The need for, and financial implications of, creating new utility sources of revenue requires more analysis, both in timing and scale. Simply measuring and reporting utility performance along well-established reliability, affordability, and environmental standards, as well as renewable energy and efficiency standards, may be sufficient to improve performance as a starting point. A recent handbook on Performance Incentive Regulation by Synapse Energy Economics provides guidance on how to measure performance, and expands on other practical implementation issues.
The United Kingdom’s RIIO model is providing concrete examples of how to calibrate financial incentives and performance. Under RIIO, utility returns on investment can range between 2% for poorest performance to 12% for highest performance. How this wide range affects utility performance will inform future calibration of these incentives in other jurisdictions.

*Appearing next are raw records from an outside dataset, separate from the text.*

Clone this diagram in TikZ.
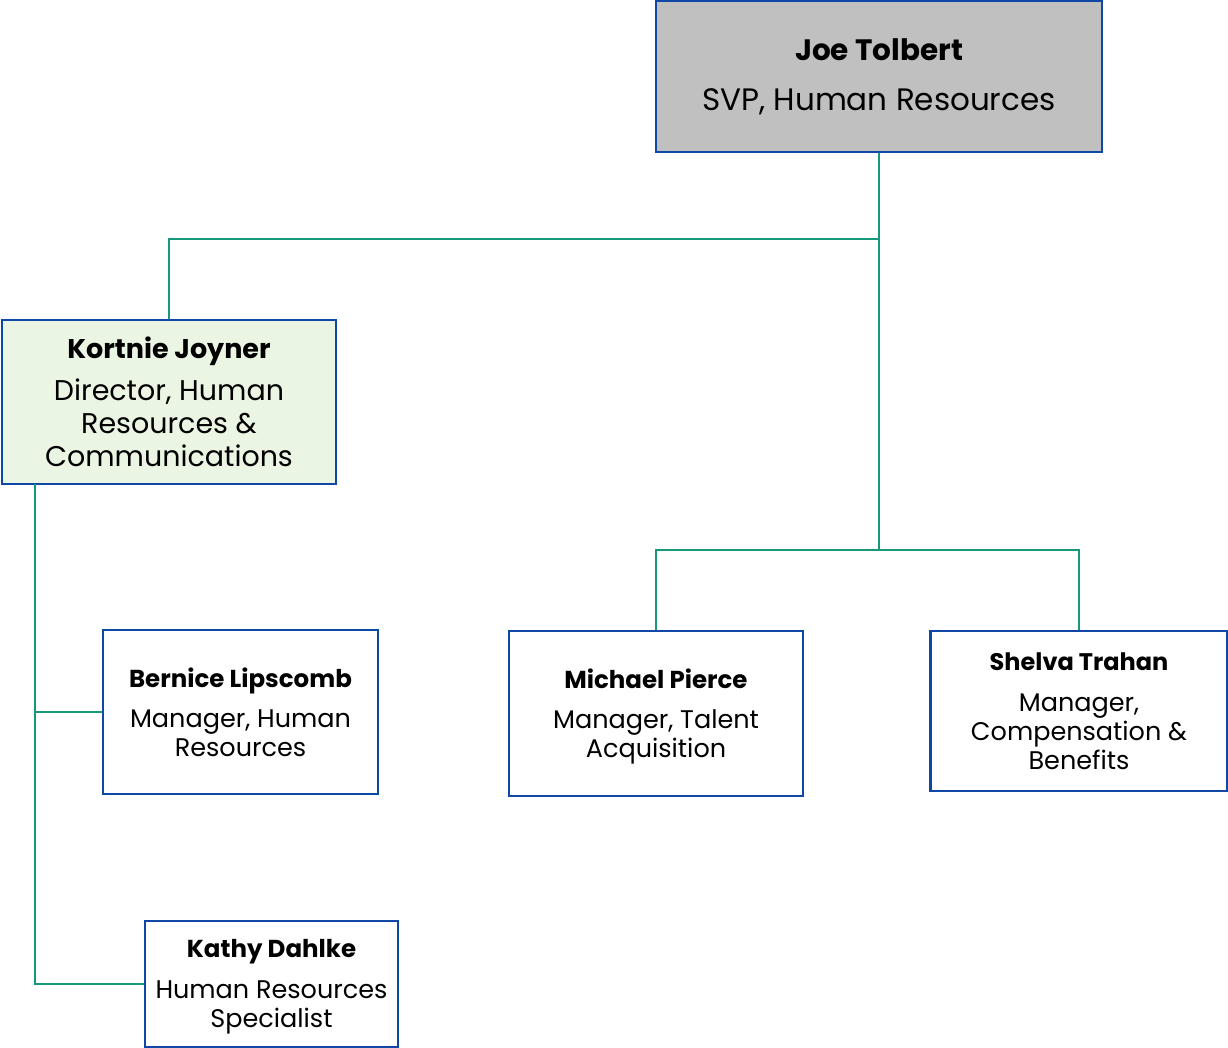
\documentclass[tikz,border=0pt]{standalone}
\usepackage{fontspec}
\setmainfont{Poppins}
\definecolor{bordblue}{HTML}{0F47A6}
\definecolor{linkteal}{HTML}{16997A}
\definecolor{boxgray}{HTML}{C0C0C0}
\definecolor{boxgreen}{HTML}{EAF6E3}
\newcommand{\nmline}[2]{{\fontsize{#1}{#1}\selectfont\bfseries #2}}
\begin{document}
\begin{tikzpicture}[x=1pt,y=-1pt,
  box/.style={draw=bordblue,line width=2.8pt,align=center,inner sep=0pt,text=black},
  link/.style={draw=linkteal,line width=2.8pt},
  mgr/.style={box,fill=white,font={\fontsize{25.5}{29}\selectfont}},
  mgrtext/.style={align=center,inner sep=0pt,text=black,font={\fontsize{25.5}{29}\selectfont}}]
\useasboundingbox (0,0) rectangle (1228,1048);
\node[box,fill=boxgray,minimum width=446,minimum height=151,font={\fontsize{31}{37}\selectfont}] (joe) at (879,76.5)
  {\nmline{29.5}{Joe Tolbert}\\[13pt]SVP, Human Resources};
\node[box,fill=boxgreen,minimum width=334,minimum height=164,font={\fontsize{28.5}{33}\selectfont}] (kort) at (169,402)
  {\nmline{27}{Kortnie Joyner}\\[9pt]Director, Human\\Resources \&\\Communications};
\node[mgr,minimum width=275,minimum height=164] (bern) at (240.5,712)
  {\nmline{24.5}{Bernice Lipscomb}\\[11pt]Manager, Human\\Resources};
\node[mgr,minimum width=294,minimum height=165] (mich) at (656,713.5) {};
\node[mgrtext] (michT) at (656,716.5)
  {\nmline{24.5}{Michael Pierce}\\[11pt]Manager, Talent\\Acquisition};
\node[mgr,minimum width=297,minimum height=160] (shel) at (1079,711)
  {\nmline{24}{Shelva Trahan}\\[12pt]Manager,\\Compensation \&\\Benefits};
\node[mgr,minimum width=253,minimum height=126] (kath) at (271.5,984) {};
\node[mgrtext] (kathT) at (271.5,987)
  {\nmline{24.5}{Kathy Dahlke}\\[12pt]Human Resources\\Specialist};
\coordinate (j1) at (879,239);
\coordinate (j2) at (879,550);
\coordinate (k0) at (35,484);
\coordinate (kb) at (35,712);
\draw[link] (joe.south) -- (j1) -| (kort.north);
\draw[link] (j1) -- (j2);
\draw[link] (j2) -| (mich.north);
\draw[link] (j2) -| (shel.north);
\draw[link] (k0) |- (kath.west);
\draw[link] (kb) -- (bern.west);
\end{tikzpicture}
\end{document}
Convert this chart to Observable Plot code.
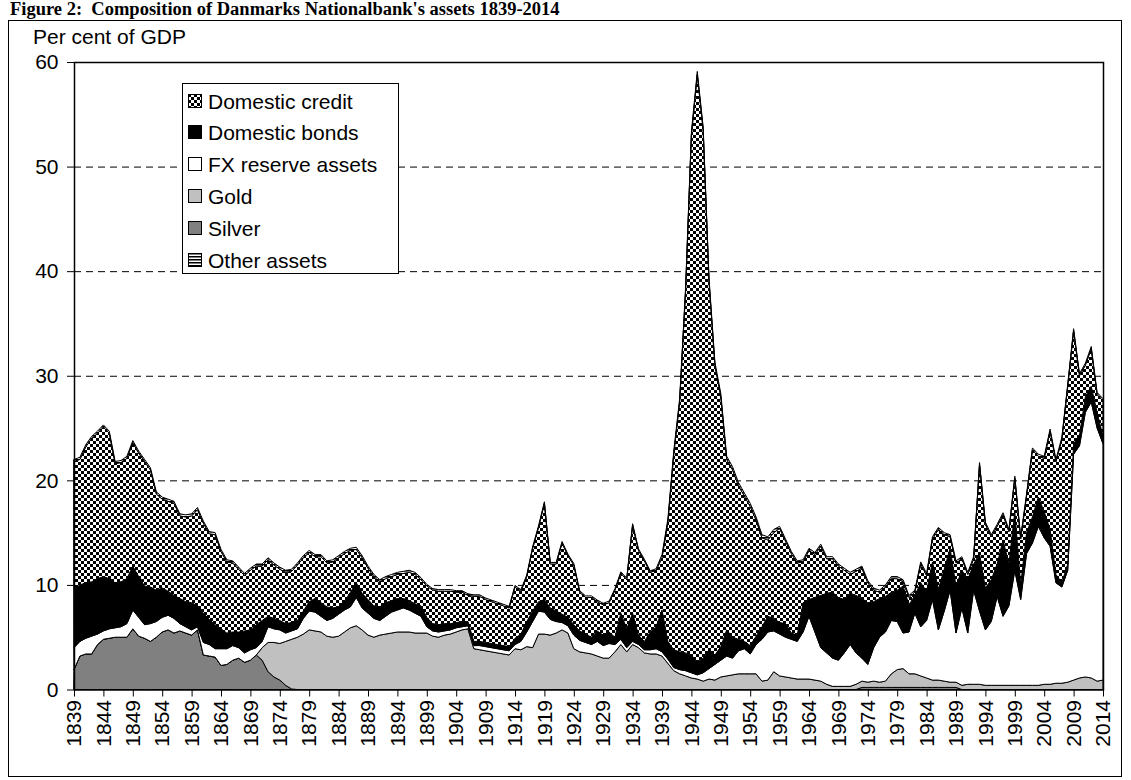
<!DOCTYPE html>
<html><head><meta charset="utf-8">
<script src="https://cdn.jsdelivr.net/npm/d3@7"></script>
<script src="https://cdn.jsdelivr.net/npm/@observablehq/plot@0.6"></script>
<style>
body{margin:0;background:#fff;}
#wrap{position:relative;width:1131px;height:780px;overflow:hidden;font-family:"Liberation Sans",Arial,sans-serif;color:#000;}
#frame{position:absolute;left:8px;top:20px;width:1114px;height:757px;border:1px solid #000;box-sizing:border-box;}
#title{position:absolute;left:10px;top:-0.5px;font:bold 18.5px/18.5px "Liberation Serif","Times New Roman",serif;white-space:nowrap;}
#ylabel{position:absolute;left:33px;top:26px;font-size:21px;line-height:21px;white-space:nowrap;}
#chart{position:absolute;left:0;top:0;}
#legend{position:absolute;left:182px;top:83px;width:217px;height:191px;border:1px solid #000;background:#fff;box-sizing:border-box;}
.sw{position:absolute;left:188px;width:14px;height:14px;}
.lt{position:absolute;left:208px;font-size:21px;line-height:21px;white-space:nowrap;}
</style></head>
<body>
<svg width="0" height="0" style="position:absolute">
<defs>
<pattern id="checker" patternUnits="userSpaceOnUse" width="6" height="6"><rect width="6" height="6" fill="#fff"/><rect width="3" height="3" fill="#000"/><rect x="3" y="3" width="3" height="3" fill="#000"/></pattern>
<pattern id="stripes" patternUnits="userSpaceOnUse" width="4" height="3"><rect width="4" height="3" fill="#fff"/><rect width="4" height="1.5" fill="#000"/></pattern>
</defs>
</svg>
<div id="wrap">
<div id="title">Figure 2:&nbsp; Composition of Danmarks Nationalbank's assets 1839-2014</div>
<div id="frame"></div>
<div id="ylabel">Per cent of GDP</div>
<div id="chart"></div>
<div id="legend"></div>
</div>
<script>
// ---- Data (per cent of GDP), years 1839-2014 ----
const firstYear = 1839, lastYear = 2014;
const tickYears = [1839,1844,1849,1854,1859,1864,1869,1874,1879,1884,1889,1894,1899,1904,1909,1914,1919,1924,1929,1934,1939,1944,1949,1954,1959,1964,1969,1974,1979,1984,1989,1994,1999,2004,2009,2014];
const yTicks = [0,10,20,30,40,50,60];
const seriesNames = ["Silver","Gold","FX reserve assets","Domestic bonds","Domestic credit","Other assets"];
const legendOrder = ["Domestic credit","Domestic bonds","FX reserve assets","Gold","Silver","Other assets"];

const silver = [
1.9,3.2,3.4,3.4,4.3,4.8,4.9,5.0,5.0,5.0,
5.8,5.1,4.9,4.6,5.0,5.5,5.7,5.4,5.6,5.4,
5.2,5.7,3.3,3.2,3.1,2.3,2.4,2.8,3.0,2.6,
2.8,3.3,2.8,1.7,1.2,0.9,0.4,0.05,0,0,
0,0,0,0,0,0,0,0,0,0,
0,0,0,0,0,0,0,0,0,0,
0,0,0,0,0,0,0,0,0,0,
0,0,0,0,0,0,0,0,0,0,
0,0,0,0,0,0,0,0,0,0,
0,0,0,0,0,0,0,0,0,0,
0,0,0,0,0,0,0,0,0,0,
0,0,0,0,0,0,0,0,0,0,
0,0,0,0,0,0,0,0,0,0,
0,0,0,0,0.2,0.2,0.2,0.2,0.2,0.2,
0.2,0.2,0.2,0.2,0.2,0.2,0.2,0.2,0.2,0.2,
0.2,0,0,0,0,0,0,0,0,0,
0,0,0,0,0,0,0,0,0,0,
0,0,0,0,0,0];

const gold = [
0,0,0,0,0,0,0,0,0,0,
0,0,0,0,0,0,0,0,0,0,
0,0,0,0,0,0,0,0,0,0,
0,0,1.2,2.8,3.3,3.5,4.2,4.75,5.0,5.3,
5.7,5.6,5.5,5.1,5.0,5.1,5.5,5.9,6.1,5.7,
5.2,5.0,5.2,5.3,5.4,5.5,5.5,5.5,5.4,5.4,
5.4,5.1,5.0,5.2,5.3,5.5,5.7,5.8,3.9,3.8,
3.7,3.6,3.5,3.4,3.3,3.9,3.8,4.1,4.0,5.3,
5.3,5.2,5.4,5.7,5.4,3.9,3.6,3.5,3.4,3.2,
3.0,3.0,3.6,4.3,3.6,4.3,4.0,3.5,3.4,3.4,
3.2,2.5,1.8,1.5,1.3,1.1,1.0,0.8,1.0,0.9,
1.2,1.3,1.4,1.5,1.5,1.5,1.5,0.8,0.9,1.7,
1.3,1.2,1.1,1.0,1.0,1.0,0.9,0.8,0.5,0.3,
0.3,0.3,0.3,0.5,0.6,0.5,0.6,0.5,0.6,1.3,
1.7,1.8,1.3,1.3,1.1,0.9,0.7,0.7,0.6,0.5,
0.5,0.4,0.5,0.5,0.5,0.4,0.4,0.4,0.4,0.4,
0.4,0.4,0.4,0.4,0.4,0.5,0.5,0.6,0.6,0.7,
0.9,1.1,1.2,1.1,0.8,0.9];

const fxReserves = [
2.1,1.4,1.5,1.7,1.0,0.8,0.9,0.9,1.0,1.3,
1.8,1.8,1.3,1.7,1.5,1.4,1.4,1.4,0.7,0.6,
0.5,0.3,1.2,1.1,0.8,1.6,1.5,1.4,1.0,0.9,
1.0,0.7,0.6,1.5,1.3,1.3,0.8,0.8,0.8,1.5,
1.8,1.8,1.5,1.5,1.8,2.1,2.1,2.0,2.7,2.1,
2.1,1.8,1.4,1.7,2.0,2.1,2.3,2.1,1.9,1.6,
0.6,0.5,0.5,0.4,0.4,0.4,0.3,0.3,0.3,0.4,
0.4,0.4,0.4,0.4,0.4,0.4,0.8,1.4,2.5,2.2,
2.1,1.5,1.1,0.7,0.7,1.3,1.1,1.0,0.9,1.4,
1.2,1.4,0.7,0.5,0.4,0.3,0.3,0.3,0.4,0.5,
0.4,0.4,0.3,0.4,0.5,0.5,0.4,0.8,1.0,1.5,
1.6,1.9,1.6,2.2,2.4,1.9,2.8,4.0,4.6,3.9,
4.0,3.8,3.7,3.6,4.5,6.0,4.6,3.2,3.0,2.7,
2.5,3.2,4.0,3.0,2.2,1.7,3.2,4.3,4.7,5.1,
4.6,3.4,4.0,5.8,4.7,5.5,7.7,4.8,6.7,8.8,
4.7,7.4,4.9,9.0,7.0,5.3,6.1,8.5,6.6,7.6,
11.0,8.2,12.6,13.6,15.2,14.0,13.2,9.6,9.2,10.7,
21.6,22.2,25.3,26.4,24.2,22.6];

const domesticBonds = [
5.6,5.4,5.3,5.2,5.3,5.2,4.8,4.3,4.3,4.3,
4.2,3.9,3.7,3.5,3.0,2.8,2.3,2.2,2.4,2.4,
2.6,2.0,2.8,2.4,2.3,1.9,1.5,1.3,1.5,2.1,
1.9,2.2,2.0,1.0,1.0,0.9,0.9,0.8,0.8,0.7,
0.9,1.3,1.3,1.3,1.0,0.7,0.8,1.4,1.4,1.4,
1.3,1.2,1.3,1.3,1.1,1.1,0.9,0.9,0.9,1.0,
0.9,0.7,0.7,0.7,0.6,0.5,0.5,0.4,0.4,0.4,
0.4,0.4,0.4,0.4,0.4,0.6,0.7,1.0,1.0,0.9,
1.2,1.1,1.0,0.8,0.8,1.0,0.9,0.8,0.7,1.0,
1.0,1.1,0.7,2.5,1.8,2.7,0.9,0.8,1.7,2.1,
4.0,1.7,1.7,1.7,1.7,1.7,1.2,1.4,1.8,0.9,
1.3,2.5,2.0,1.1,0.7,0.8,0.8,1.2,1.5,1.2,
1.1,1.3,0.6,0.6,2.8,1.6,3.3,5.0,5.7,6.3,
6.0,5.1,4.9,5.5,5.7,5.9,4.4,3.7,3.4,2.7,
3.0,4.5,2.6,1.7,4.2,2.8,3.6,3.9,4.0,4.0,
4.5,3.6,5.1,2.5,5.5,4.0,4.0,3.1,7.3,4.0,
5.6,1.4,2.0,2.5,2.8,2.5,1.6,0.8,0.4,0.6,
1.0,1.0,1.5,1.5,1.5,0.7];

const domesticCredit = [
12.2,12.0,13.0,13.7,13.9,14.3,13.9,11.4,11.4,11.5,
11.8,11.8,11.9,11.2,9.2,8.5,8.6,8.8,7.9,8.1,
8.3,9.2,8.6,8.2,8.6,7.4,6.8,6.6,6.0,5.3,
5.7,5.6,5.2,5.4,5.1,4.9,4.9,4.9,5.3,5.1,
4.7,4.0,4.4,4.2,4.4,4.7,4.6,4.0,3.2,3.4,
3.0,2.8,2.4,2.3,2.3,2.3,2.4,2.7,2.8,2.5,
3.0,3.2,3.2,3.1,3.1,2.9,2.8,2.5,4.3,4.3,
4.1,4.0,3.9,3.8,3.7,4.9,4.1,4.3,6.0,7.1,
9.2,4.2,4.5,6.8,5.9,5.7,3.7,3.5,3.8,2.8,
2.9,2.8,4.5,3.8,4.7,8.4,8.1,7.7,5.7,5.4,
5.0,11.4,18.7,23.9,34.5,49.7,56.2,50.5,35.2,27.7,
23.9,16.3,16.0,14.7,13.9,13.3,11.1,8.5,7.3,8.2,
9.0,7.9,7.6,6.9,3.9,4.7,4.1,4.7,3.3,3.2,
3.0,2.8,1.8,2.3,2.9,1.9,1.1,0.6,0.9,1.3,
1.1,0.4,0.7,0.3,1.8,1.5,2.2,5.7,3.3,1.1,
2.2,1.1,0.5,0.5,8.5,6.1,4.1,3.6,2.4,3.1,
3.2,4.4,3.5,6.4,3.9,5.1,9.4,10.8,13.7,17.0,
10.8,5.7,3.0,3.6,1.7,3.4];

const otherAssets = [
0.2,0.2,0.2,0.2,0.2,0.2,0.2,0.2,0.2,0.2,
0.2,0.2,0.2,0.2,0.2,0.2,0.2,0.2,0.2,0.2,
0.2,0.2,0.2,0.2,0.2,0.2,0.2,0.2,0.2,0.2,
0.2,0.2,0.2,0.2,0.2,0.2,0.2,0.2,0.2,0.2,
0.2,0.2,0.2,0.2,0.2,0.2,0.2,0.2,0.2,0.2,
0.2,0.2,0.2,0.2,0.2,0.2,0.2,0.2,0.2,0.2,
0.15,0.15,0.15,0.15,0.15,0.15,0.15,0.15,0.15,0.15,
0.15,0.15,0.15,0.15,0.15,0.15,0.15,0.15,0.15,0.15,
0.15,0.15,0.15,0.15,0.15,0.15,0.15,0.15,0.15,0.15,
0.15,0.15,0.15,0.15,0.15,0.15,0.15,0.15,0.15,0.15,
0.3,0.3,0.3,0.3,0.3,0.3,0.3,0.3,0.3,0.3,
0.3,0.3,0.3,0.3,0.3,0.3,0.3,0.3,0.3,0.3,
0.2,0.2,0.2,0.2,0.2,0.2,0.2,0.2,0.2,0.2,
0.2,0.2,0.2,0.2,0.2,0.2,0.2,0.2,0.2,0.2,
0.2,0.2,0.2,0.2,0.2,0.2,0.2,0.2,0.2,0.2,
0.2,0.2,0.2,0.2,0.2,0.2,0.2,0.2,0.2,0.2,
0.2,0.2,0.2,0.2,0.2,0.2,0.2,0.2,0.2,0.2,
0.2,0.2,0.2,0.2,0.2,0.2];

// ---- Styles ----
const fills = {
  "Silver": "#808080",
  "Gold": "#c0c0c0",
  "FX reserve assets": "#ffffff",
  "Domestic bonds": "#000000",
  "Domestic credit": "url(#checker)",
  "Other assets": "url(#stripes)"
};

const seriesValues = [silver, gold, fxReserves, domesticBonds, domesticCredit, otherAssets];
const rows = [];
for (let i = 0; i <= lastYear - firstYear; i++) {
  seriesValues.forEach((arr, k) => rows.push({year: firstYear + i, series: seriesNames[k], value: arr[i]}));
}

const chart = Plot.plot({
  width: 1131, height: 780,
  marginLeft: 74, marginRight: 28, marginTop: 62, marginBottom: 90.5,
  x: {domain: [firstYear, lastYear]},
  y: {domain: [0, 60]},
  color: {type: "identity"},
  style: {fontFamily: '"Liberation Sans", Arial, sans-serif', fontSize: "21px", background: "transparent", color: "black"},
  marks: [
    Plot.ruleY([10,20,30,40,50], {stroke: "black", strokeDasharray: "7,5", strokeWidth: 1}),
    Plot.areaY(rows, Plot.stackY({
      x: "year", y: "value", z: "series",
      fill: d => fills[d.series],
      order: seriesNames,
      stroke: "black", strokeWidth: 1, strokeLinejoin: "round"
    })),
    Plot.frame({stroke: "black", strokeWidth: 1.5}),
    Plot.axisY({ticks: yTicks, tickSize: 7, tickPadding: 9, tickFormat: d => String(d), label: null}),
    Plot.axisX({ticks: tickYears, tickSize: 7, tickPadding: 3, tickRotate: -90, tickFormat: d => String(d), label: null})
  ]
});
document.getElementById("chart").appendChild(chart);

// ---- Legend ----
const wrap = document.getElementById("wrap");
legendOrder.forEach((name, i) => {
  const top = 93.5 + 31.9 * i;
  const sw = document.createElementNS("http://www.w3.org/2000/svg", "svg");
  sw.setAttribute("class", "sw");
  sw.setAttribute("width", 14); sw.setAttribute("height", 14);
  sw.style.top = top + "px";
  sw.innerHTML = `<rect x="0.5" y="0.5" width="13" height="13" fill="${fills[name]}" stroke="#000" stroke-width="1"/>`;
  wrap.appendChild(sw);
  const t = document.createElement("div");
  t.className = "lt";
  t.style.top = (top + 14.8 - 17.8) + "px";
  t.textContent = name;
  wrap.appendChild(t);
});
</script>
</body></html>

Lingering questions on performance-based incentives
Other lingering questions around performance-based ratemaking will require more thinking and experimentation. Are regulators and stakeholders ready, willing, and able to take on new responsibilities? What do regulators know about business planning, anyway? What incentives exist for intermediaries in current regulation to give up the known fights for a future with more settlements and fewer contested cases? Are utilities the best potential leaders here? (See regulator-driven reforms in New York and the U.K.) Answers to these questions should emerge in open, inclusive, and constructive dialogues.
Performance-based regulation should provide a greater value for shareholders and customers – and the first to benefit from these new business models will be forward-thinking utilities who pioneer the process.